Picking up the thread of an earlier suggestion, one instructor warned that “Crunch reviews offered by learning labs are great tools, but only for courses that offer universally administered exit exams.”

What is the pervasive fear, several wondered, of sanctioning exit exams in gatekeeper courses?

“Faculty fear,” suggested Ott, “that we will have to teach to a test. However, we always, in fact, teach to a test. The question is ‘Whose test do we teach to?’”

“Do we even know what works?” asked another. She cited a prominent brain researcher from Yale who is using functional MRIs to find out, finally, how dyslexic children’s brains differ from those of others. She cited an effective technique, used by a teacher of her own dyslexic son, demanding repeated reflection on the passage he had just read.

“One thing that the film showed,” another instructor observed, “is that training in developmental education increased the pass rates of students. How, then, do we get people who want to teach just Developmental English?”

“I’m not sure,” Ott responded, “that I’d want just Developmental Ed faculty, but those who teach in the program need to accept certain responsibilities.” He added that although the capacity for metacognition isn’t in full force until one’s early twenties, “it’s a very powerful thing to get students to think about what they’re doing.”

Several instructors returned to the character “Crystal,” the student who needed time to be self-reflective. “If she had possessed that time,” mused one, “she would have been able to figure out her problems.”

“But if young kids are neurologically quick to grasp certain things—syntax, vocabulary, idioms—how can we get adult students to learn them in one semester?” posed another. “How exactly does the brain learn when students are in their late teens and early twenties?”

If the answer isn’t clear, added one, what is patently unfair “is to pass English 098 students who aren’t ready for English 101.”

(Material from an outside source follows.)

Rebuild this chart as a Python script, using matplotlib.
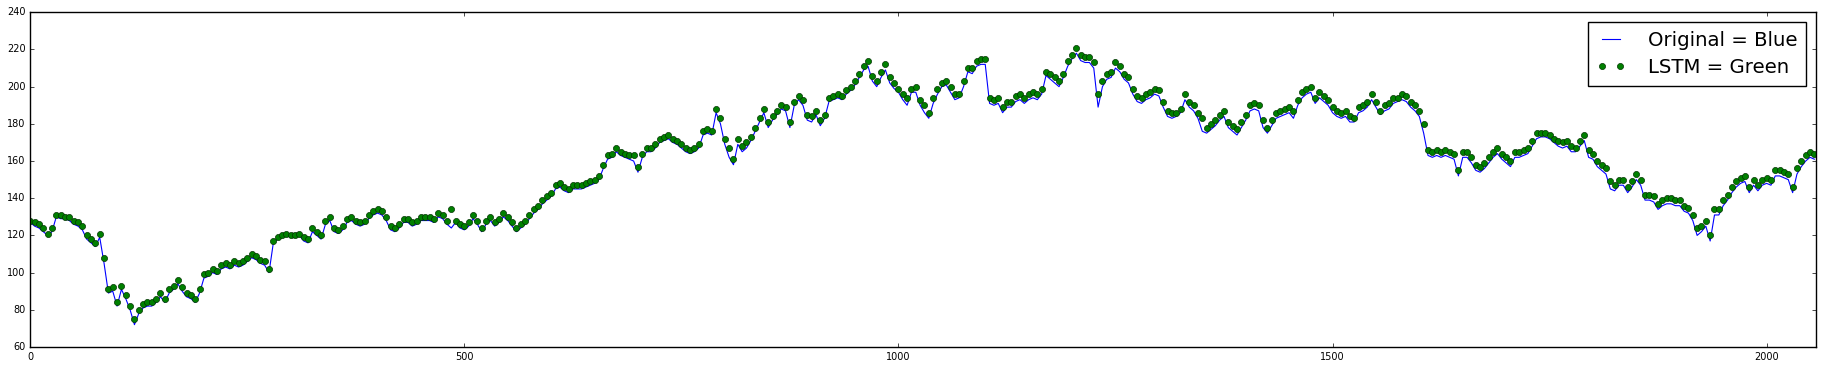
import matplotlib
matplotlib.use('Agg')
import matplotlib.pyplot as plt
import numpy as np

# prezzi, un valore ogni 5 campioni
step = 5
original = [
    127, 125, 124, 122, 120, 122, 130, 129, 129, 128, 126, 125, 123, 118, 116, 114, 119, 105, 89, 90,
    82, 91, 86, 80, 72, 78, 81, 82, 82, 84, 87, 84, 89, 91, 94, 90, 87, 86, 84, 89,
    97, 98, 100, 99, 102, 103, 102, 104, 103, 104, 106, 108, 107, 105, 104, 100, 116, 118, 119, 120,
    119, 119, 120, 117, 116, 122, 120, 118, 126, 128, 122, 121, 123, 127, 128, 126, 125, 126, 129, 131,
    132, 131, 128, 123, 122, 124, 127, 127, 125, 126, 128, 128, 128, 127, 130, 129, 126, 124, 127, 124,
    123, 125, 129, 126, 122, 126, 128, 125, 127, 130, 128, 125, 122, 124, 126, 129, 132, 134, 137, 139,
    141, 145, 146, 144, 143, 145, 145, 145, 146, 147, 148, 150, 156, 161, 162, 165, 163, 162, 161, 160,
    154, 162, 165, 165, 167, 170, 171, 172, 170, 169, 167, 165, 164, 165, 167, 174, 175, 174, 186, 180,
    169, 162, 158, 169, 165, 167, 171, 176, 181, 186, 178, 182, 185, 188, 187, 178, 190, 193, 190, 182,
    181, 185, 179, 183, 192, 193, 194, 193, 196, 198, 201, 205, 209, 211, 203, 200, 205, 209, 202, 199,
    197, 193, 190, 197, 197, 190, 186, 183, 191, 196, 200, 201, 197, 193, 194, 200, 208, 207, 211, 212,
    212, 191, 190, 191, 186, 189, 189, 192, 193, 191, 193, 194, 193, 196, 206, 204, 202, 200, 205, 211,
    215, 218, 214, 213, 213, 210, 189, 200, 204, 205, 210, 208, 204, 202, 196, 192, 191, 193, 194, 196,
    195, 189, 184, 183, 184, 186, 193, 189, 187, 183, 176, 175, 177, 179, 182, 184, 178, 176, 174, 178,
    182, 187, 188, 187, 178, 175, 179, 183, 184, 185, 186, 183, 190, 194, 196, 197, 191, 194, 192, 190,
    186, 184, 183, 184, 181, 181, 186, 187, 189, 193, 189, 185, 187, 188, 191, 192, 193, 192, 189, 187,
    184, 175, 163, 162, 163, 162, 163, 162, 161, 152, 162, 162, 159, 155, 154, 156, 159, 162, 164, 161,
    159, 157, 162, 162, 163, 164, 168, 172, 173, 173, 172, 170, 168, 167, 168, 165, 165, 168, 171, 162,
    161, 157, 155, 153, 145, 144, 147, 147, 143, 146, 150, 147, 139, 139, 138, 134, 136, 137, 137, 136,
    136, 133, 132, 128, 120, 122, 125, 117, 131, 131, 136, 139, 143, 146, 148, 149, 143, 147, 144, 147,
    148, 147, 152, 152, 151, 150, 143, 153, 157, 160, 162, 161,
]
lstm = [
    128, 127, 126, 124, 121, 124, 131, 131, 130, 130, 128, 127, 125, 120, 118, 116, 121, 108, 91, 92,
    84, 93, 88, 82, 75, 80, 83, 84, 84, 86, 89, 86, 91, 93, 96, 92, 89, 88, 86, 91,
    99, 100, 102, 101, 104, 105, 104, 106, 105, 106, 108, 110, 109, 107, 106, 102, 117, 119, 120, 121,
    120, 120, 121, 119, 118, 124, 122, 120, 128, 130, 124, 123, 125, 129, 130, 128, 127, 128, 131, 133,
    134, 133, 130, 125, 124, 126, 129, 129, 127, 128, 130, 130, 130, 129, 132, 131, 128, 134, 128, 126,
    125, 127, 131, 128, 124, 128, 130, 127, 129, 132, 130, 127, 124, 126, 128, 131, 134, 136, 139, 141,
    143, 147, 148, 146, 145, 147, 147, 147, 148, 149, 150, 152, 158, 163, 164, 167, 165, 164, 163, 163,
    157, 164, 167, 167, 169, 172, 173, 174, 172, 171, 169, 167, 166, 167, 169, 176, 177, 176, 188, 183,
    172, 167, 161, 172, 168, 170, 173, 178, 183, 188, 181, 184, 187, 190, 189, 181, 192, 195, 193, 185,
    184, 187, 182, 185, 194, 195, 196, 195, 198, 200, 203, 207, 211, 214, 206, 203, 208, 212, 205, 202,
    199, 196, 194, 199, 200, 193, 190, 186, 194, 199, 202, 203, 200, 196, 196, 203, 210, 210, 214, 215,
    215, 194, 193, 194, 189, 192, 192, 195, 196, 194, 196, 197, 196, 199, 208, 207, 205, 203, 207, 214,
    217, 221, 217, 216, 216, 213, 196, 203, 207, 208, 213, 211, 207, 205, 199, 195, 194, 196, 197, 199,
    198, 192, 187, 186, 186, 188, 196, 192, 190, 186, 183, 178, 180, 182, 185, 187, 181, 179, 177, 181,
    185, 190, 191, 190, 182, 178, 182, 186, 187, 188, 189, 187, 193, 197, 199, 200, 194, 197, 195, 193,
    189, 187, 186, 187, 184, 183, 189, 190, 192, 196, 192, 187, 190, 191, 194, 194, 196, 195, 192, 190,
    187, 180, 166, 165, 166, 165, 166, 165, 164, 155, 165, 165, 162, 158, 157, 159, 162, 165, 167, 164,
    162, 160, 165, 165, 166, 167, 171, 175, 175, 175, 174, 172, 171, 170, 171, 168, 167, 171, 174, 166,
    164, 160, 158, 156, 149, 147, 150, 150, 146, 149, 153, 150, 142, 142, 141, 137, 139, 140, 140, 139,
    139, 136, 135, 131, 124, 125, 128, 120, 134, 134, 139, 142, 146, 149, 151, 152, 146, 150, 147, 150,
    151, 150, 155, 155, 154, 153, 146, 156, 160, 163, 165, 164,
]
n_samples = 2057

plt.style.use('classic')
fig = plt.figure(figsize=(18.23, 3.68), dpi=100)
fig.subplots_adjust(left=0.0166, right=0.9962, bottom=0.0571, top=0.9666)
ax = fig.add_subplot(111)

x = np.arange(len(original)) * step
ax.plot(x, original, color='b', lw=0.8, label='Original = Blue')
ax.plot(x, lstm, 'o', color='g', ms=4.4, mec='#003300', mew=0.5, label='LSTM = Green')

ax.set_xlim(0, n_samples)
ax.set_ylim(60, 240)
ax.set_xticks([0, 500, 1000, 1500, 2000])
ax.set_yticks(range(60, 241, 20))
ax.tick_params(labelsize=7, length=3, pad=3.5)

ax.legend(loc='upper right', fontsize=14.2, numpoints=2, handlelength=1.5,
          handletextpad=1.1, borderpad=0.45, labelspacing=0.4, borderaxespad=0.5)

fig.savefig('out.png', dpi=100)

What is fair, added Ott, is “for students to see what minimum competencies have been established for each course and to know that these are accepted. They should be able to see essays written by English 098 students that show that they’re ready for English 101. I know I could do a holistic evaluation of such an essay and tell whether or not the student is ready for English 101.”

One instructor wondered if gender-separate sections of gatekeeper courses had ever been attempted. Although some wondered if the ACLA would protest such ventures, a few noted that several gender-separate charter schools had recently been approved in Philadelphia. ”If it’s a truism that empirical research in our field (basic writing) is so difficult to conduct,why, then,” asked another instructor, “do we seem to hold such firm assumptions about certain practices?” She cited the film’s tendency, for example, to depict the class conducted via group-work as inherently superior to the class dominated by lecture. “For that matter, what is the meaning of that ubiquitous term, ‘student-centered learning?’ Isn’t any successful learning student-centered’?”

“I wouldn’t rule out lecture as a potentially effective mode of teaching,” said Ott. That there is lecture and lecture—one style governed by detachment and little eye contact with students—another that is more animated and visceral, punctuated by questions—most agreed.

“There is some evidence in social science,” interjected another, “that students who are forced to play the role of teacher learn a great deal from that process.”

One instructor cited a paradigm for developmental writing that Temple, decades ago, had used for its Developmental Writing course, under the acronym “ELECT” (English Language Enrichment Center at Temple), which allowed students, while attending regular classes for the course, to pass it as soon as they had written, on site, in a well-proctored lab, four essays deemed passing by the student’s instructor as well as one other. Although that program, in her opinion, could have been better administered, she suggested that such a model might help CCP students who need to repeat English 098 or 101—allowing them, with motivation, to pass the course in six to seven weeks.

Ott reiterated his optimism about the strides CCP can make via “Achieving the Dream” and thanked instructors for their thoughts on its gatekeeper courses.